Does this mean I am ready to be a mother? Somedays I feel I am ready, and yet there is always a feeling of sadness when I think of giving up the life that Ysmaille and I have. I love our ability to spontaneously decide what we want to do with our day when we wake up at 9:00 on a Saturday morning. Not to mention how busy we already are. This week has been such a stressful one for us. In preparation for our cruise next week we are trying to get everything in order. We have already spent well over six hours on homework and are only about a third of the way done. Today I had to spend over two hours in my classroom (on a Saturday!) trying to get everything organized for a sub. We have literally had no free time this week. What would we do if we had a child? How do mothers do it?

I want my beautiful little "dream" girl with curly hair, but I don't know if I'm ready to give up my freedom!

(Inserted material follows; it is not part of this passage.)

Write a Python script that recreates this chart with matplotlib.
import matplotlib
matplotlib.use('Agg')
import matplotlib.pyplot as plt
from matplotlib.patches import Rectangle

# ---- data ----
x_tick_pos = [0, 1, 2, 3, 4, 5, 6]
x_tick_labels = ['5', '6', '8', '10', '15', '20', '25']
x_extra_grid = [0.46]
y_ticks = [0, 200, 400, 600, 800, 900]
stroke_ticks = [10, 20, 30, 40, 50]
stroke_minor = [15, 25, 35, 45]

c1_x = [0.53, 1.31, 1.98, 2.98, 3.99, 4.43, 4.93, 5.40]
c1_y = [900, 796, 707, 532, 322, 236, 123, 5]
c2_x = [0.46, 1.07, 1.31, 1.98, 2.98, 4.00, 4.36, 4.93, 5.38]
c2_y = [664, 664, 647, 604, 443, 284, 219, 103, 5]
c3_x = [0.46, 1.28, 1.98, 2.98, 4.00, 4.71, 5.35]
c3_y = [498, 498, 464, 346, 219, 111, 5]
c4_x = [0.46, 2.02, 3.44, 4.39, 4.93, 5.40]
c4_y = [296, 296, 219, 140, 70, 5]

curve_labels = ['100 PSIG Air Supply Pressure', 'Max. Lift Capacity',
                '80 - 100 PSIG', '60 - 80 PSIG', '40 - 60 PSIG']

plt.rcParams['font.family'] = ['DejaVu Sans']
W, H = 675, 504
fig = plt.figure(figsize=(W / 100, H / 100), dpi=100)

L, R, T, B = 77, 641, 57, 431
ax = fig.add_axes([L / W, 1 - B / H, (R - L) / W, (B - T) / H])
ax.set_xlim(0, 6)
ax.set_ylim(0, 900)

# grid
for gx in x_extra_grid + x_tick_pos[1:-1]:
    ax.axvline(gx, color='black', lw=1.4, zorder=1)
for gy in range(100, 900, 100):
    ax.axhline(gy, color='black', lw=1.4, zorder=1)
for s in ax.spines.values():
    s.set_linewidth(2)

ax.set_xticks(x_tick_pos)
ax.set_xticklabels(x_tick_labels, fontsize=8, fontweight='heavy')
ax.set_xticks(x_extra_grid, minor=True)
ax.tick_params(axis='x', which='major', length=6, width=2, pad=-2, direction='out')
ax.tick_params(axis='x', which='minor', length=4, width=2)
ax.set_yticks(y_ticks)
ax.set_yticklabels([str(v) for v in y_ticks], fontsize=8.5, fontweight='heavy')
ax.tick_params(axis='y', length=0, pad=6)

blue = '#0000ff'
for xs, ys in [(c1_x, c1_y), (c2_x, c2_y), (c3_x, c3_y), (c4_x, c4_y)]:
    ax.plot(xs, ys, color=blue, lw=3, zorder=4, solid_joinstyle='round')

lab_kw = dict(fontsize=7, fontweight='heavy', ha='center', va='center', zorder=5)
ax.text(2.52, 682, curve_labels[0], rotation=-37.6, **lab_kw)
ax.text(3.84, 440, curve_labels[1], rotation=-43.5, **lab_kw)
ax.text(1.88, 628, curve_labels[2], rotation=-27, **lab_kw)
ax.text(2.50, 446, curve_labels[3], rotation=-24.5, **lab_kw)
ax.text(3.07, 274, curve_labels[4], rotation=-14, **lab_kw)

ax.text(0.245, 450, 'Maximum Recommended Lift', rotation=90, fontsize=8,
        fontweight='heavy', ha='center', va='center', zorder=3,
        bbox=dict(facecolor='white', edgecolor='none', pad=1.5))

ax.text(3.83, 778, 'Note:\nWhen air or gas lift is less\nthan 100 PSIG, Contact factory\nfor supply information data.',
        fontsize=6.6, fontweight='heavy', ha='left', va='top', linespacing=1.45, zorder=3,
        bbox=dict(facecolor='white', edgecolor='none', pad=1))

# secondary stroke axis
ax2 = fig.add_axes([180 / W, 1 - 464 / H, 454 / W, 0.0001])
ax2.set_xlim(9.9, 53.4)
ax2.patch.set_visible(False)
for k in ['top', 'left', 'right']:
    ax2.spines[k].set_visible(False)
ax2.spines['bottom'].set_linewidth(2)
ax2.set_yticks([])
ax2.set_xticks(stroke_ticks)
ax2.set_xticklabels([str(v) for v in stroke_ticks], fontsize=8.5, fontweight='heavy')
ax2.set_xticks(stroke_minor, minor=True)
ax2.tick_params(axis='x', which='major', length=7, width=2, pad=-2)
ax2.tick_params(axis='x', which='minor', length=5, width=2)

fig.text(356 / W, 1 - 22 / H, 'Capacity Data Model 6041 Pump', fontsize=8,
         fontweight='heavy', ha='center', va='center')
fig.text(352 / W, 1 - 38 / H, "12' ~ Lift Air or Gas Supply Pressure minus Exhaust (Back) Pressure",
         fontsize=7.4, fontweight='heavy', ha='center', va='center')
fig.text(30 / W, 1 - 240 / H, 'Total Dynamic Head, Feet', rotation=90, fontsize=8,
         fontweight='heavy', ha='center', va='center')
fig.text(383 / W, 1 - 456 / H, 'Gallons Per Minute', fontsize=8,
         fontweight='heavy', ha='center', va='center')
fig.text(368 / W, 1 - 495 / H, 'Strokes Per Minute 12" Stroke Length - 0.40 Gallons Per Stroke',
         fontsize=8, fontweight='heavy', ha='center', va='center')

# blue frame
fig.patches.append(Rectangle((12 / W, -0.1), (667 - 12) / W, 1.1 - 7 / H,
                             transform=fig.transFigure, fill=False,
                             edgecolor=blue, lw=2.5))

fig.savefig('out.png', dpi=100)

Thursday, January 22, 2009

Diversity?

I am taking a grad class on diversity. I never really thought much about adversity because I figured that I wasn't racist. I have friends from all over the world who are different colors than I am. I am even married to a man who is much darker than me. Obviously race isn't an issue for me, but what I am realizing is that I do hold some ugly prejudices in my heart. Diversity is so much more than race! How do I treat people who are different than me based on socio-economic status, weight, appearance, job title, age? It's food for thought.

Monday, January 19, 2009

After realizing that so many of my friends are using this particular site to keep in touch, I thought maybe I should find out what it is all about... I absolutely love facebook because it gives me short "snippets" of what each of my friends are doing, but I have to admit that I miss reading paragraphs. And so from Xanga, to MySpace, to Facebook, and now here I continue to post my journey online for the world to see.

"A journey of a thousand miles begins with a single step." -- a Chinese proverb

My life has been a journey-- a journey that has taken me to many places, allowed me to meet many amazing people, and yet never forget who I am and where I come from.